1. What is the main difference between invoice discounting and bill discounting?
Invoice discounting is confidential and involves selling unpaid invoices for cash, whereas bill discounting involves selling bills of exchange, often requiring buyer notification.
2. Is invoice discounting confidential?
Yes, it is generally confidential, and clients are usually unaware that the invoices have been financed.
3. Can startups use bill discounting?
Yes, startups with bills of exchange for trade transactions can use bill discounting if they meet the bank’s eligibility criteria.
4. Which option is cheaper for short-term funding?
The cost depends on fees, interest, and duration.

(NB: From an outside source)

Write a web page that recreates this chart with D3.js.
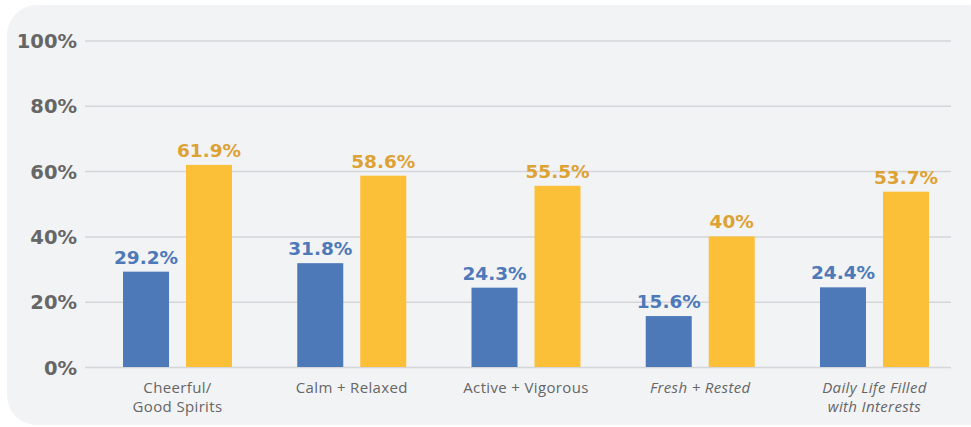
<!DOCTYPE html>
<html><head><meta charset="utf-8">
<script src="https://cdn.jsdelivr.net/npm/d3@7"></script>
<style>html,body{margin:0;padding:0;background:#fff;}svg{display:block;}</style>
</head><body>
<svg id="chart" width="971" height="427"></svg>
<script>
const categories = [["Cheerful/","Good Spirits"],["Calm + Relaxed"],["Active + Vigorous"],["Fresh + Rested"],["Daily Life Filled","with Interests"]];
const italicCats = [false,false,false,true,true];
const seriesA = [29.2, 31.8, 24.3, 15.6, 24.4];
const seriesB = [61.9, 58.6, 55.5, 40, 53.7];
const valueLabelsA = ["29.2%","31.8%","24.3%","15.6%","24.4%"];
const valueLabelsB = ["61.9%","58.6%","55.5%","40%","53.7%"];
const yTicks = [0,20,40,60,80,100];

const svg = d3.select("#chart");
svg.append("rect").attr("x",7).attr("y",5).attr("width",990).attr("height",420).attr("rx",30).attr("fill","#f2f3f5");

const y = d3.scaleLinear().domain([0,100]).range([367,40.5]);
const x = d3.scaleBand().domain(d3.range(categories.length)).range([90.4,961.6]).padding(0);
const barW = 46, gap = 17;

const yAxis = d3.axisLeft(y).tickValues(yTicks).tickSize(-866).tickFormat(d=>d+"%");
const g = svg.append("g").attr("transform","translate(85,0)").call(yAxis);
g.select(".domain").remove();
g.selectAll(".tick line").attr("stroke","#d5d6d9").attr("stroke-width",1.5);
g.selectAll(".tick text").attr("x",-8).attr("dy","0.36em").attr("fill","#666")
  .attr("font-family","'DejaVu Sans', sans-serif").attr("font-weight","bold").attr("font-size","19.5px");

const groups = svg.append("g").selectAll("g").data(categories).join("g")
  .attr("transform",(d,i)=>`translate(${x(i)+x.bandwidth()/2},0)`);

groups.append("rect").attr("x",-barW-gap/2).attr("width",barW)
  .attr("y",(d,i)=>y(seriesA[i])).attr("height",(d,i)=>y(0)-y(seriesA[i])).attr("fill","#4e79b9");
groups.append("rect").attr("x",gap/2).attr("width",barW)
  .attr("y",(d,i)=>y(seriesB[i])).attr("height",(d,i)=>y(0)-y(seriesB[i])).attr("fill","#fbbf38");

groups.append("text").attr("x",-barW/2-gap/2).attr("y",(d,i)=>y(seriesA[i])-8)
  .attr("text-anchor","middle").attr("fill","#4e79b9").attr("font-family","'DejaVu Sans', sans-serif")
  .attr("font-weight","bold").attr("font-size","18.5px").text((d,i)=>valueLabelsA[i]);
groups.append("text").attr("x",barW/2+gap/2).attr("y",(d,i)=>y(seriesB[i])-8)
  .attr("text-anchor","middle").attr("fill","#dda234").attr("font-family","'DejaVu Sans', sans-serif")
  .attr("font-weight","bold").attr("font-size","18.5px").text((d,i)=>valueLabelsB[i]);

const cl = groups.append("text").attr("y",393).attr("text-anchor","middle").attr("fill","#666")
  .attr("font-family","'Open Sans', sans-serif").attr("font-size","15px").attr("letter-spacing","0.35px")
  .attr("font-style",(d,i)=>italicCats[i]?"italic":"normal");
cl.selectAll("tspan").data(d=>d).join("tspan").attr("x",0).attr("dy",(d,j)=>j===0?0:19).text(d=>d);
</script>
</body></html>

Invoice discounting offers flexibility, while bill discounting cost depends on bill maturity.
5. How quickly can I access funds through invoice discounting?
Typically within 24–72 hours of submitting invoices, depending on the financial institution.

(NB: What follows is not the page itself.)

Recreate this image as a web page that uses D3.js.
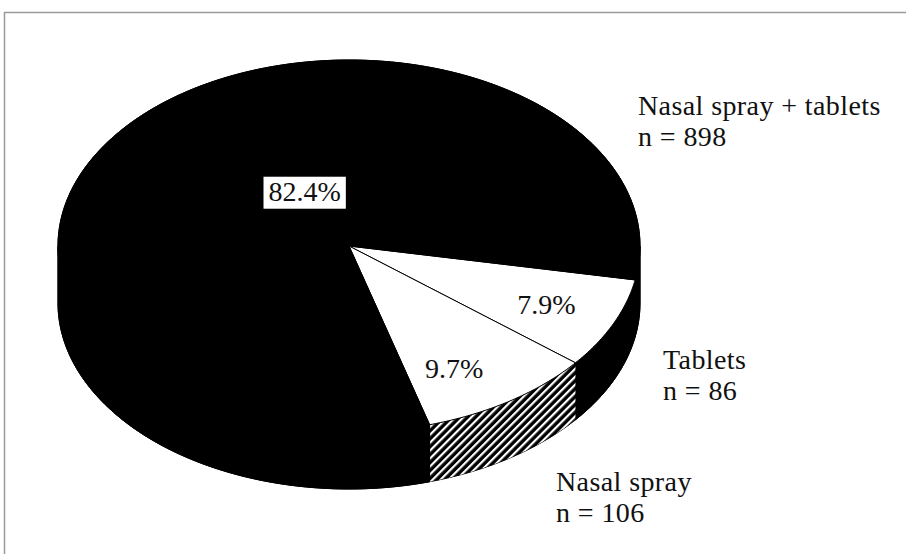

6. Can I use both methods simultaneously?
Yes, some businesses use invoice discounting for service invoices and bill discounting for trade transactions, depending on cash flow requirements.
7. Are there any limitations on invoice discounting?
Some banks may limit the total invoice value, industry type, or require a minimum number of clients for eligibility.
8. Does bill discounting affect client relationships?
Since buyers are usually notified, it may slightly impact relationships, so clear communication is essential.

Invoice discounting and bill discounting are effective solutions to improve liquidity and manage working capital. While invoice discounting is flexible, confidential, and ideal for service-oriented businesses, bill discounting is structured, suitable for goods-based trade, and often shifts credit risk to the bank. Understanding the differences, benefits, and practical use cases helps businesses choose the financing method that best fits their operational and strategic goals. Always evaluate your business needs, cash flow requirements, and risk tolerance before making a decision. Consulting a financial advisor or exploring options with banks can help you select the most efficient and cost-effective solution.